# Data segment
•••

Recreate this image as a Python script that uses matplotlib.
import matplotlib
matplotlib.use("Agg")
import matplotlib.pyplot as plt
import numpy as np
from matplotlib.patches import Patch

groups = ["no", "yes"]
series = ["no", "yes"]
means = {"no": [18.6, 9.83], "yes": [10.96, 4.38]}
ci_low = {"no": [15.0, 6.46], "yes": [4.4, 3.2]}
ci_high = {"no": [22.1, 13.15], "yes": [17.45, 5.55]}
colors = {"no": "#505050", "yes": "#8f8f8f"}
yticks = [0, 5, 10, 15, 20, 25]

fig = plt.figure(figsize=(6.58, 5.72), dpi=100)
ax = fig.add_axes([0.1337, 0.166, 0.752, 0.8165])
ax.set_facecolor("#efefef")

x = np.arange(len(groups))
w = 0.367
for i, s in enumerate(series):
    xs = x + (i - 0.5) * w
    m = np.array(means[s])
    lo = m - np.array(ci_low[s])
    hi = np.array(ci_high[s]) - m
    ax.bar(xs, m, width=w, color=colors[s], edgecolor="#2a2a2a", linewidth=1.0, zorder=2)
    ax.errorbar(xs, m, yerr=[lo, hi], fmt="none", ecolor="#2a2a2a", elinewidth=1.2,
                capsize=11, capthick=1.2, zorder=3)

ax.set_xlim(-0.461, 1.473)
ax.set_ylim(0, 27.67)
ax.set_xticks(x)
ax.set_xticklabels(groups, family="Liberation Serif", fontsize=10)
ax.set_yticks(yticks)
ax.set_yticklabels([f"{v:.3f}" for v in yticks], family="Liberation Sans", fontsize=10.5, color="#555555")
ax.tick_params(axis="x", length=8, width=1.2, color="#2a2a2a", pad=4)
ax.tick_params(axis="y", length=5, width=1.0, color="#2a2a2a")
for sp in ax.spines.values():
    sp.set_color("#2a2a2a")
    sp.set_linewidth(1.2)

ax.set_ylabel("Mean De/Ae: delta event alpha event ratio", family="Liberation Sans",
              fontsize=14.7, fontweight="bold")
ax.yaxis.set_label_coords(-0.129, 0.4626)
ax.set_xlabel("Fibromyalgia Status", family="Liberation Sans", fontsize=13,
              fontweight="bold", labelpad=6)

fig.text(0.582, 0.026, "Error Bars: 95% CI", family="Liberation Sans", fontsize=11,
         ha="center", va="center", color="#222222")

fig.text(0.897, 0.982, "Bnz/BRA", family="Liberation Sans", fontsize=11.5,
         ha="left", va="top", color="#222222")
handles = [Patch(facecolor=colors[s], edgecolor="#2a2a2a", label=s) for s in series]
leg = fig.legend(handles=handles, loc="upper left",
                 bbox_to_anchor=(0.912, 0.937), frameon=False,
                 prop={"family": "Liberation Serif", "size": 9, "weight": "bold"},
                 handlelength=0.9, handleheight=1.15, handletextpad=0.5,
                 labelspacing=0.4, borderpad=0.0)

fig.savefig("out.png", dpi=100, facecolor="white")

•••

# Exercise directions
Repeat the material in full, exactly as it stands.

# Solution for this problem
Recreate this image as a Python script that uses matplotlib.
import matplotlib
matplotlib.use("Agg")
import matplotlib.pyplot as plt
import numpy as np
from matplotlib.patches import Patch

groups = ["no", "yes"]
series = ["no", "yes"]
means = {"no": [18.6, 9.83], "yes": [10.96, 4.38]}
ci_low = {"no": [15.0, 6.46], "yes": [4.4, 3.2]}
ci_high = {"no": [22.1, 13.15], "yes": [17.45, 5.55]}
colors = {"no": "#505050", "yes": "#8f8f8f"}
yticks = [0, 5, 10, 15, 20, 25]

fig = plt.figure(figsize=(6.58, 5.72), dpi=100)
ax = fig.add_axes([0.1337, 0.166, 0.752, 0.8165])
ax.set_facecolor("#efefef")

x = np.arange(len(groups))
w = 0.367
for i, s in enumerate(series):
    xs = x + (i - 0.5) * w
    m = np.array(means[s])
    lo = m - np.array(ci_low[s])
    hi = np.array(ci_high[s]) - m
    ax.bar(xs, m, width=w, color=colors[s], edgecolor="#2a2a2a", linewidth=1.0, zorder=2)
    ax.errorbar(xs, m, yerr=[lo, hi], fmt="none", ecolor="#2a2a2a", elinewidth=1.2,
                capsize=11, capthick=1.2, zorder=3)

ax.set_xlim(-0.461, 1.473)
ax.set_ylim(0, 27.67)
ax.set_xticks(x)
ax.set_xticklabels(groups, family="Liberation Serif", fontsize=10)
ax.set_yticks(yticks)
ax.set_yticklabels([f"{v:.3f}" for v in yticks], family="Liberation Sans", fontsize=10.5, color="#555555")
ax.tick_params(axis="x", length=8, width=1.2, color="#2a2a2a", pad=4)
ax.tick_params(axis="y", length=5, width=1.0, color="#2a2a2a")
for sp in ax.spines.values():
    sp.set_color("#2a2a2a")
    sp.set_linewidth(1.2)

ax.set_ylabel("Mean De/Ae: delta event alpha event ratio", family="Liberation Sans",
              fontsize=14.7, fontweight="bold")
ax.yaxis.set_label_coords(-0.129, 0.4626)
ax.set_xlabel("Fibromyalgia Status", family="Liberation Sans", fontsize=13,
              fontweight="bold", labelpad=6)

fig.text(0.582, 0.026, "Error Bars: 95% CI", family="Liberation Sans", fontsize=11,
         ha="center", va="center", color="#222222")

fig.text(0.897, 0.982, "Bnz/BRA", family="Liberation Sans", fontsize=11.5,
         ha="left", va="top", color="#222222")
handles = [Patch(facecolor=colors[s], edgecolor="#2a2a2a", label=s) for s in series]
leg = fig.legend(handles=handles, loc="upper left",
                 bbox_to_anchor=(0.912, 0.937), frameon=False,
                 prop={"family": "Liberation Serif", "size": 9, "weight": "bold"},
                 handlelength=0.9, handleheight=1.15, handletextpad=0.5,
                 labelspacing=0.4, borderpad=0.0)

fig.savefig("out.png", dpi=100, facecolor="white")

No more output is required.